**WHAT YOU WILL DO**
Retype exactly the lines from the first one through the line with "from matplotlib.patches import Rectangle", including both ends; skip any pictures.

**DATA**

● ● ●

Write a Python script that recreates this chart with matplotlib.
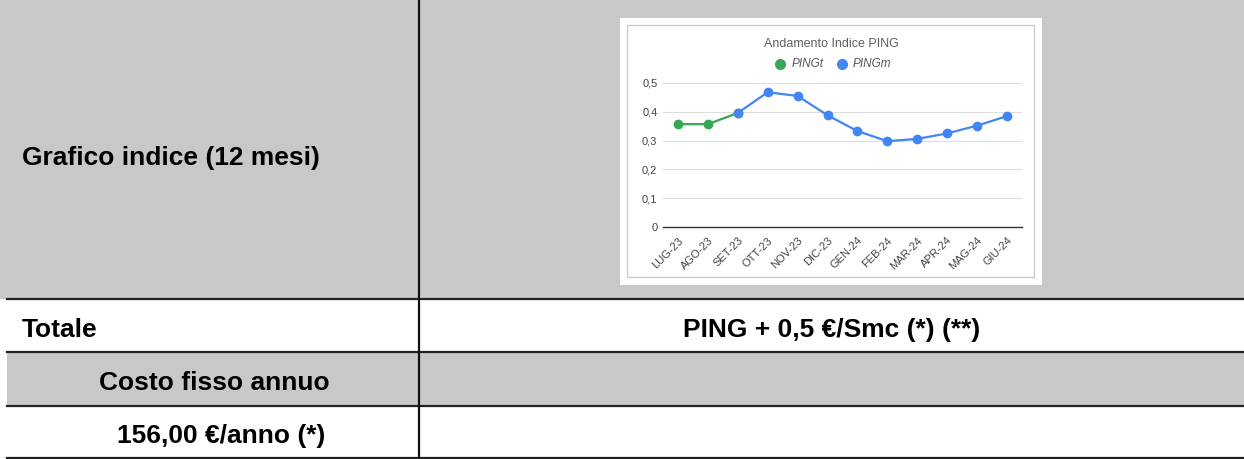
import matplotlib.pyplot as plt
from matplotlib.patches import Rectangle

# chart data
months = ["LUG-23", "AGO-23", "SET-23", "OTT-23", "NOV-23", "DIC-23",
          "GEN-24", "FEB-24", "MAR-24", "APR-24", "MAG-24", "GIU-24"]
ping_t = [0.357, 0.357, 0.396, None, None, None, None, None, None, None, None, None]
ping_m = [None, None, 0.396, 0.468, 0.455, 0.388, 0.333, 0.298, 0.306, 0.325, 0.352, 0.385]
y_ticks = [0, 0.1, 0.2, 0.3, 0.4, 0.5]
y_tick_labels = ["0", "0,1", "0,2", "0,3", "0,4", "0,5"]

# table text
row_labels = ["Grafico indice (12 mesi)", "Totale", "Costo fisso annuo", "156,00 €/anno (*)"]
totale_text = "PING + 0,5 €/Smc (*) (**)"

W, H = 1244, 459
fig = plt.figure(figsize=(W / 100, H / 100), dpi=100)
fig.patch.set_facecolor("white")

# table drawn in pixel coordinates
tab = fig.add_axes([0, 0, 1, 1])
tab.set_xlim(0, W)
tab.set_ylim(H, 0)
tab.axis("off")

gray = "#c8c8c8"
tab.add_patch(Rectangle((0, 0), W, 299, color=gray, lw=0))
tab.add_patch(Rectangle((7, 352), W - 7, 53, color=gray, lw=0))
for y in [299, 352, 405.5, 458]:
    tab.plot([7, W], [y, y], color="#222222", lw=1.6)
tab.plot([419, 419], [0, H], color="#111111", lw=1.6)

font = "Liberation Sans"
fs = 19
tab.text(22, 158, row_labels[0], fontsize=fs, fontweight="bold", family=font, va="center", ha="left")
tab.text(22, 330, row_labels[1], fontsize=fs, fontweight="bold", family=font, va="center", ha="left")
tab.text(214, 383, row_labels[2], fontsize=fs, fontweight="bold", family=font, va="center", ha="center")
tab.text(221, 436, row_labels[3], fontsize=fs, fontweight="bold", family=font, va="center", ha="center")
tab.text(832, 330, totale_text, fontsize=fs, fontweight="bold", family=font, va="center", ha="center")

# chart image background with thin border
tab.add_patch(Rectangle((620, 18), 422, 267, color="white", lw=0))
tab.add_patch(Rectangle((627, 25), 407, 252, facecolor="white", edgecolor="#cccccc", lw=1))

tab.text(831, 44, "Andamento Indice PING", fontsize=9, family="Liberation Sans", color="#5f5f5f",
         ha="center", va="center")
green = "#34a853"
blue = "#4285f4"
tab.plot([780], [64], "o", color=green, ms=7)
tab.text(792, 64, "PINGt", fontsize=8.5, family="Liberation Sans", style="italic", color="#555555", va="center")
tab.plot([842], [64], "o", color=blue, ms=7)
tab.text(853, 64, "PINGm", fontsize=8.5, family="Liberation Sans", style="italic", color="#555555", va="center")

# line chart
ax = fig.add_axes([663 / W, 1 - 227 / H, (1022 - 663) / W, (227 - 83) / H])
ax.set_facecolor("none")
x = list(range(len(months)))
xt = [i for i, v in enumerate(ping_t) if v is not None]
xm = [i for i, v in enumerate(ping_m) if v is not None]
ax.plot(xt, [ping_t[i] for i in xt], "-o", color=green, lw=1.6, ms=6, clip_on=False, zorder=3)
ax.plot(xm, [ping_m[i] for i in xm], "-o", color=blue, lw=1.6, ms=6, clip_on=False, zorder=4)
ax.set_xlim(-0.5, 11.5)
ax.set_ylim(0, 0.5)
ax.set_yticks(y_ticks)
ax.set_yticklabels(y_tick_labels, fontsize=8, color="#444444", family="Liberation Sans")
ax.set_xticks(x)
ax.set_xticklabels(months, rotation=45, ha="right", rotation_mode="anchor",
                   fontsize=8, color="#444444", family="Liberation Sans")
ax.tick_params(axis="x", length=0, pad=6)
ax.tick_params(axis="y", length=0, pad=4)
ax.grid(axis="y", color="#dddddd", lw=0.8)
ax.set_axisbelow(True)
for s in ["top", "right", "left"]:
    ax.spines[s].set_visible(False)
ax.spines["bottom"].set_color("#333333")
ax.spines["bottom"].set_linewidth(1)

fig.savefig("out.png", dpi=100)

● ● ●

**EXERCISE OUTPUT**
Write a Python script that recreates this chart with matplotlib.
import matplotlib.pyplot as plt
from matplotlib.patches import Rectangle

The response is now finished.